- [EXCERPTED RECORDS]
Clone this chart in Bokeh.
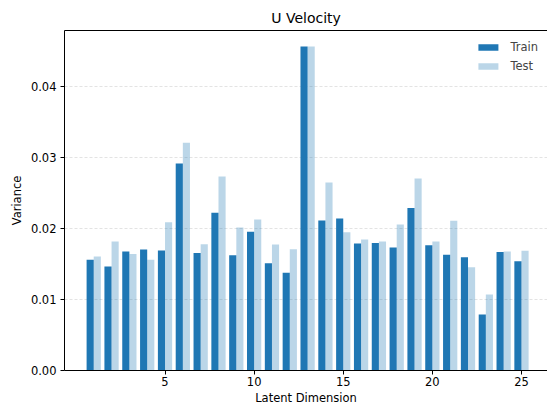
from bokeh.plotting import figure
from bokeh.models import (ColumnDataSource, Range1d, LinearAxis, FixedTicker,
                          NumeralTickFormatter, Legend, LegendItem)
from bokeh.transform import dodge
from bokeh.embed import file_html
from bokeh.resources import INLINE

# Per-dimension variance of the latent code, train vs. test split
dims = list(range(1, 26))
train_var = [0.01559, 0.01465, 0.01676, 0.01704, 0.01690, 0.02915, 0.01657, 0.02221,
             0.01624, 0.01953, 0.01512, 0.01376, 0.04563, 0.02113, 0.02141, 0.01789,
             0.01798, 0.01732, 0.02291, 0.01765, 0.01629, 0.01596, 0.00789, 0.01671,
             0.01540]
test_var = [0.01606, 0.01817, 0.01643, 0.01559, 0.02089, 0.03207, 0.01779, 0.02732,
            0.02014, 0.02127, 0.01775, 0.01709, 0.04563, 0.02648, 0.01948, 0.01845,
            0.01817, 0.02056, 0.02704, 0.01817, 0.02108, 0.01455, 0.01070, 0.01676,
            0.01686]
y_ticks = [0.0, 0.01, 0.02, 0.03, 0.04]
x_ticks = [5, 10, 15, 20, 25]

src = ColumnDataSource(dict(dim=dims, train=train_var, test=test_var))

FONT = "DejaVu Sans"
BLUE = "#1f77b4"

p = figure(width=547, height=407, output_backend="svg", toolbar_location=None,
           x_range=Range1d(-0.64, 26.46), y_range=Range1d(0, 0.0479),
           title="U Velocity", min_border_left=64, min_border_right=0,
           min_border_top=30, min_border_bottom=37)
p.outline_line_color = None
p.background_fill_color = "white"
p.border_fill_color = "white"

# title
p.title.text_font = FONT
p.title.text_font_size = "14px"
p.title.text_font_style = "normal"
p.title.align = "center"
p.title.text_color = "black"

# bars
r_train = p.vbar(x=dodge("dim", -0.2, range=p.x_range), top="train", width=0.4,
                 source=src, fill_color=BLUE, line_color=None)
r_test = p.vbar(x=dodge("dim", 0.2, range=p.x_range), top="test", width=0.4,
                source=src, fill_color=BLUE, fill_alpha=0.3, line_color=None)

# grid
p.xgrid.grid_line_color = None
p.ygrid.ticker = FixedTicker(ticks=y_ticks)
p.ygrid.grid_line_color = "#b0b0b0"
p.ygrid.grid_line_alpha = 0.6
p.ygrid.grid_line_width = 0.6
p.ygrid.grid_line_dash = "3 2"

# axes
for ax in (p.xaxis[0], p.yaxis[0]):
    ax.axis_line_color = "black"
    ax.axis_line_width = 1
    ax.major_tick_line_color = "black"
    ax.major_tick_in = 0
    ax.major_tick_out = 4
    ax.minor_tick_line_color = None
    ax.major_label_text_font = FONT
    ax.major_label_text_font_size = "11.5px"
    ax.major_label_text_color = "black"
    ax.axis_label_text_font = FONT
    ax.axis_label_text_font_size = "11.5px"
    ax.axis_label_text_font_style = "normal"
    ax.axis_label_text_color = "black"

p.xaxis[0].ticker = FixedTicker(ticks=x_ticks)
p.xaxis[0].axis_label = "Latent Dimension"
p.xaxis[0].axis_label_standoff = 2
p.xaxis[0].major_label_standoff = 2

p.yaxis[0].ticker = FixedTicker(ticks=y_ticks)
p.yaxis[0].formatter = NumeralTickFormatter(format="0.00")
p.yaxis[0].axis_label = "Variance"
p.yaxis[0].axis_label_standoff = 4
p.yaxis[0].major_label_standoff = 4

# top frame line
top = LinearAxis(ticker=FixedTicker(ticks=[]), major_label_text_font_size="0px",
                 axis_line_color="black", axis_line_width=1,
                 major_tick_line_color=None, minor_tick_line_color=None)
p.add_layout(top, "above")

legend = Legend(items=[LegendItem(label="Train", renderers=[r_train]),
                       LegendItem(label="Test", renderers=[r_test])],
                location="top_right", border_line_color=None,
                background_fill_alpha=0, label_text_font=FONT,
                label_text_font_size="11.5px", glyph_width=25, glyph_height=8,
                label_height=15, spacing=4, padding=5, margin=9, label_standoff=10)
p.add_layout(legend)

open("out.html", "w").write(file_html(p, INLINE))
* * *
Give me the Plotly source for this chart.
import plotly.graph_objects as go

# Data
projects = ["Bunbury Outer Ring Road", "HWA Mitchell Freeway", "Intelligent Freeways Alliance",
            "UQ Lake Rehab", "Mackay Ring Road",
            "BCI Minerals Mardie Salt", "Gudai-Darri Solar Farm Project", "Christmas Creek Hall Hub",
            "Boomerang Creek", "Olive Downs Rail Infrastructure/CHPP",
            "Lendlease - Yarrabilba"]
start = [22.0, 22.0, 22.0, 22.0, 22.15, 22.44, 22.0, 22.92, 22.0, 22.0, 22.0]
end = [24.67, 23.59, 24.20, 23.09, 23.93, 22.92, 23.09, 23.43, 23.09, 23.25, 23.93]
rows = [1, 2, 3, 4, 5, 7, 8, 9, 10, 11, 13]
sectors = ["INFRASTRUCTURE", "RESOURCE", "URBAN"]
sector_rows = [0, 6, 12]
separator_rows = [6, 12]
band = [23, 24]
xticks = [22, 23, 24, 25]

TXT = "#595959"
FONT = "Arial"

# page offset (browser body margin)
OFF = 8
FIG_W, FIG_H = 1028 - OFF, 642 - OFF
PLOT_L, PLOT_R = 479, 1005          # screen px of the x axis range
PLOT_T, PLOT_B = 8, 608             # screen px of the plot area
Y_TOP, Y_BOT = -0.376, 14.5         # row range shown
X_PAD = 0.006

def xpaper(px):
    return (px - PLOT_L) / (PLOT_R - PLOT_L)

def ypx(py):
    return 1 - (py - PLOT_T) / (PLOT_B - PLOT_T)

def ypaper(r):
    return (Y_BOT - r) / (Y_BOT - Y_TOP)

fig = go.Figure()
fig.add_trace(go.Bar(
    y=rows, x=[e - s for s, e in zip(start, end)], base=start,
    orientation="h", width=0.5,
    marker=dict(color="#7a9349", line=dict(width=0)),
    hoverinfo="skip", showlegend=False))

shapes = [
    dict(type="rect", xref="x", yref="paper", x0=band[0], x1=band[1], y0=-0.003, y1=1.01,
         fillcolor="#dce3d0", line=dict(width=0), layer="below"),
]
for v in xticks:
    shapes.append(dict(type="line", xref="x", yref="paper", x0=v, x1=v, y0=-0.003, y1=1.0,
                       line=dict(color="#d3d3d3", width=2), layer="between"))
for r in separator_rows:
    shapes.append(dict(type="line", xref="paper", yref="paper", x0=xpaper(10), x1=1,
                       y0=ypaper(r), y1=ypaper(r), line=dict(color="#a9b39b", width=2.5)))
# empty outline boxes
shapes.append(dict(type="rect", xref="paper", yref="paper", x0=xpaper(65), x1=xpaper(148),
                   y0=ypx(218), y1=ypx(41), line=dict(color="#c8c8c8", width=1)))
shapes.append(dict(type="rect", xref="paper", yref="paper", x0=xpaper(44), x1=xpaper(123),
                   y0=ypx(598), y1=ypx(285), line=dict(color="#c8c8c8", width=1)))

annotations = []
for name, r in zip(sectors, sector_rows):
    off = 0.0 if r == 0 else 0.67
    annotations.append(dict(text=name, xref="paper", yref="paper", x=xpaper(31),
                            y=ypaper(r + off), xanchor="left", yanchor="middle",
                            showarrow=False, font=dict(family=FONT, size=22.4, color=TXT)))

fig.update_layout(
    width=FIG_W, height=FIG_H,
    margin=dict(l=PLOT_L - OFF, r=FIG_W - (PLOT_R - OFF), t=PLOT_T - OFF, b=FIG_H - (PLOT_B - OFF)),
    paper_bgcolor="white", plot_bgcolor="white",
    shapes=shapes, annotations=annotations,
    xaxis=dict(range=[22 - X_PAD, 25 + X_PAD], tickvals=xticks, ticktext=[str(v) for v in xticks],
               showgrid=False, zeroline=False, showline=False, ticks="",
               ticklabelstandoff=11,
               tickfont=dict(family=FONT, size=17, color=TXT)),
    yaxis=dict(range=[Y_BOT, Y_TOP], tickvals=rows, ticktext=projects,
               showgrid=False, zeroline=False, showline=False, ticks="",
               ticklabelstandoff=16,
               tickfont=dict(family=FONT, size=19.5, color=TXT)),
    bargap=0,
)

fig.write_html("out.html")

- [STATED GOAL] Examine the listing and say how many of its lines contain the string "chart". Give the number alone.

- [OUTPUT FOR THIS EXERCISE] 2